Empty apartment developments in the city of Ordos, Inner Mongolia, Sept. 12, 2011.
Mark Ralston | AFP | Getty Images
Empty apartment developments in the city of Ordos, Inner Mongolia, Sept. 12, 2011.

At the National People's Congress this month, Premier Li Keqiang addressed the real estate concerns of China's top officials, reporting that the government would "curb demand for housing for speculation and investment purposes."

In another report released this month, China's National Development and Reform Commission acknowledged that "housing prices in some large cities are rising too fast, and there are risks and hidden dangers in the real estate market."

China's Ministry of Finance also announced that it would accelerate legislation for a real estate tax that would discourage individuals from speculating in the property market through multiple home purchases.

"They don't want to see a crash, and they don't want to see it too hot," said Alan Jin, a property analyst at Mizuho Securities. "They try to strike a balance."

Steve Collins, a president of capital market research at Jones Lang LaSalle, isn't so sure that the balancing act will be successful.

"Right now they're trying to take a little bit of the air out of the bubble," he said. "At one point, it will pop."

'Selling en masse'

"If the value of their real estate doesn't appreciate anymore, they're going to start selling their assets," said Collins of Chinese real estate investors. "They're going to start selling en masse, and that means that prices will go down. It has a better chance of happening than not."

Feiqin Duan, vice president of China Merchant Securities' international department, said that while prices may drop, he doesn't see any bubbles bursting, at least in the near term.

"If prices go down, many people will see that as a signal to buy," said Duan. "I don't think the real estate market will crash today or this year."

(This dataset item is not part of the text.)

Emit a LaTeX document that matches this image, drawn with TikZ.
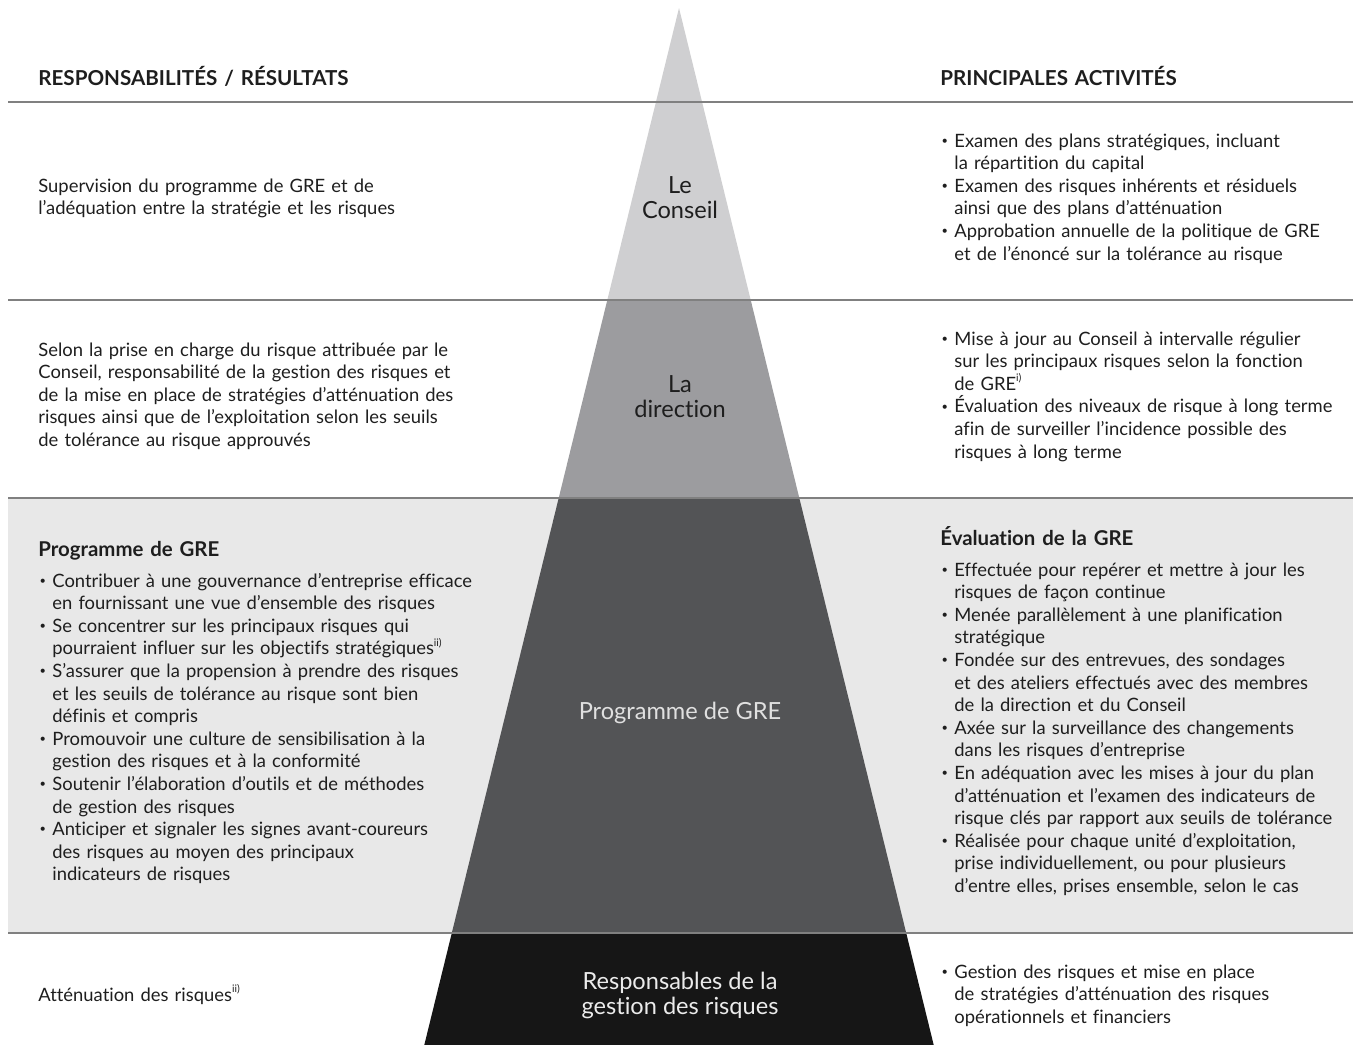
\documentclass[tikz,border=0pt]{standalone}
\usepackage{fontspec}
\setmainfont{Lato}[Ligatures=NoCommon]
\usepackage{tikz}
\usetikzlibrary{positioning}

\definecolor{niveau1}{HTML}{CFCFD1}
\definecolor{niveau2}{HTML}{9C9C9F}
\definecolor{niveau3}{HTML}{535456}
\definecolor{niveau4}{HTML}{161616}
\definecolor{bande}{HTML}{E8E8E8}
\definecolor{trait}{HTML}{808080}
\definecolor{encre}{HTML}{1E1E1E}

\newlength{\pucew}
\setlength{\pucew}{7pt}
\newcommand{\pucesym}{\hspace{0.6pt}\raisebox{0.3ex}{\scalebox{0.6}{\textbullet}}}
\newcommand{\puce}[1]{\hangindent=\pucew\hangafter=1\makebox[\pucew][l]{\pucesym}{\let\\\newline #1}\par}
\newcommand{\appel}[1]{\raisebox{0.9ex}{\fontsize{5.2}{5.5}\selectfont #1}}

\begin{document}
\begin{tikzpicture}[x=0.5pt,y=-0.5pt,
  texte/.style={anchor=base west,inner sep=0pt,text width=225pt,align=left,text=encre,font=\fontsize{9.2}{11.3}\selectfont},
  texted/.style={texte,text width=205pt},
  titre/.style={texte,font=\fontsize{10.2}{11.3}\selectfont\bfseries},
  entete/.style={texte,font=\fontsize{10.3}{11.3}\selectfont\bfseries},
  niveau/.style={align=center,inner sep=0pt,font=\fontsize{11.8}{12.5}\selectfont},
  separation/.style={draw=trait,line width=0.7pt}]
  \useasboundingbox (0,0) rectangle (1353,1044);
  \clip (0,0) rectangle (1353,1044);

  % bande du programme de GRE
  \fill[bande] (8,498) rectangle (1353,933);

  % pyramide
  \coordinate (sommet) at (679,8);
  \fill[niveau1] (sommet) -- (750.7,300) -- (607.3,300) -- cycle;
  \fill[niveau2] (607.3,300) -- (750.7,300) -- (799.3,498) -- (558.7,498) -- cycle;
  \fill[niveau3] (558.7,498) -- (799.3,498) -- (906.2,933) -- (451.8,933) -- cycle;
  \fill[niveau4] (451.8,933) -- (906.2,933) -- (937.4,1060) -- (420.6,1060) -- cycle;

  % separations
  \foreach \y in {102,300,498,933}
    \draw[separation] (8,\y) -- (1353,\y);

  % en-tetes
  \node[entete] (ent_g) at (38,85) {RESPONSABILITÉS / RÉSULTATS};
  \node[entete] (ent_d) at (940,85) {PRINCIPALES ACTIVITÉS};

  % niveaux de la pyramide
  \node[niveau,text=encre] (n_1) at (680,197.5) {Le\\Conseil};
  \node[niveau,text=encre] (n_2) at (680,396.5) {La\\direction};
  \node[niveau,text=white!88!black] (n_3) at (680,713) {Programme de GRE};
  \node[niveau,text=white!92!black] (n_4) at (680,995.5) {Responsables de la\\gestion des risques};

  % responsabilites / resultats
  \node[texte] (g_1) at (38,192) {Supervision du programme de GRE et de\\l’adéquation entre la stratégie et les risques};
  \node[texte] (g_2) at (38,356) {Selon la prise en charge du risque attribuée par le\\Conseil, responsabilité de la gestion des risques et\\de la mise en place de stratégies d’atténuation des\\risques ainsi que de l’exploitation selon les seuils\\de tolérance au risque approuvés};
  \node[titre] (g_3) at (38,556) {Programme de GRE};
  \node[texte] (g_3b) at ([yshift=-15.5pt]g_3.base west) {%
    \puce{Contribuer à une gouvernance d’entreprise efficace\\en fournissant une vue d’ensemble des risques}%
    \puce{Se concentrer sur les principaux risques qui\\pourraient influer sur les objectifs stratégiques\appel{ii)}}%
    \puce{S’assurer que la propension à prendre des risques\\et les seuils de tolérance au risque sont bien\\définis et compris}%
    \puce{Promouvoir une culture de sensibilisation à la\\gestion des risques et à la conformité}%
    \puce{Soutenir l’élaboration d’outils et de méthodes\\de gestion des risques}%
    \puce{Anticiper et signaler les signes avant-coureurs\\des risques au moyen des principaux\\indicateurs de risques}};
  \node[texte] (g_4) at (38,1001) {Atténuation des risques\appel{ii)}};

  % principales activites
  \node[texted] (d_1) at (940,147) {%
    \puce{Examen des plans stratégiques, incluant\\la répartition du capital}%
    \puce{Examen des risques inhérents et résiduels\\ainsi que des plans d’atténuation}%
    \puce{Approbation annuelle de la politique de GRE\\et de l’énoncé sur la tolérance au risque}};
  \node[texted] (d_2) at (940,345) {%
    \puce{Mise à jour au Conseil à intervalle régulier\\sur les principaux risques selon la fonction\\de GRE\appel{i)}}%
    \puce{Évaluation des niveaux de risque à long terme\\afin de surveiller l’incidence possible des\\risques à long terme}};
  \node[titre] (d_3) at (940,545) {Évaluation de la GRE};
  \node[texted] (d_3b) at ([yshift=-15.5pt]d_3.base west) {%
    \puce{Effectuée pour repérer et mettre à jour les\\risques de façon continue}%
    \puce{Menée parallèlement à une planification\\stratégique}%
    \puce{Fondée sur des entrevues, des sondages\\et des ateliers effectués avec des membres\\de la direction et du Conseil}%
    \puce{Axée sur la surveillance des changements\\dans les risques d’entreprise}%
    \puce{En adéquation avec les mises à jour du plan\\d’atténuation et l’examen des indicateurs de\\risque clés par rapport aux seuils de tolérance}%
    \puce{Réalisée pour chaque unité d’exploitation,\\prise individuellement, ou pour plusieurs\\d’entre elles, prises ensemble, selon le cas}};
  \node[texted] (d_4) at (940,978) {%
    \puce{Gestion des risques et mise en place\\de stratégies d’atténuation des risques\\opérationnels et financiers}};
\end{tikzpicture}
\end{document}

Kim Wright, a Hong Kong-based property strategist at UBS, is forecasting a slowdown in growth rather than a drop in price.

"Things will slow, but they won't collapse," Wright said. "We expect sales to slow to single-digit growth, and price growth to be between 0 and 5 percent."

Any slowdown can be partly attributed to banks trying to curb speculative buying by limiting loans for second home purchases to 30 percent of the home's value, or by eliminating second-home loans altogether, said Graham Zink, a Shanghai-based managing director at property consultancy Knight Frank.

Limiting multiple-home purchases is only one piece of the puzzle, however. Another issue is a polarization in the market caused by dramatic wealth disparity.

"Most houses built since 1998 have been bought by the top 10 percent earners," said Mizuho's Jin, referring to the year China implemented sweeping real estate market reforms. "There has been an outcry from the general public, because they cannot afford to buy a house."

To address this issue, China's premier announced plans for the completion of 4.8 million units of government-subsidized housing by the end of this year. Government intervention like that is one of the reasons Zink predicts China will avoid a hard landing in the real estate sector.

"The government will closely look at the conditions, and avoid a hard landing with various regulatory policies," said Zink. "Prices will slowly stabilize due to the effect of the various regulatory policies and gradual increase in supply."

Ryan Li, a China and Hong Kong property analyst at JPMorgan, largely agreed with Zink's assessment.

"In terms of sales volume, the official estimate is to stay flat for 2014. In terms of housing starts, they are expected to grow by 2 percent," said Li. "In the longer term, the whole market will trend to stabilization."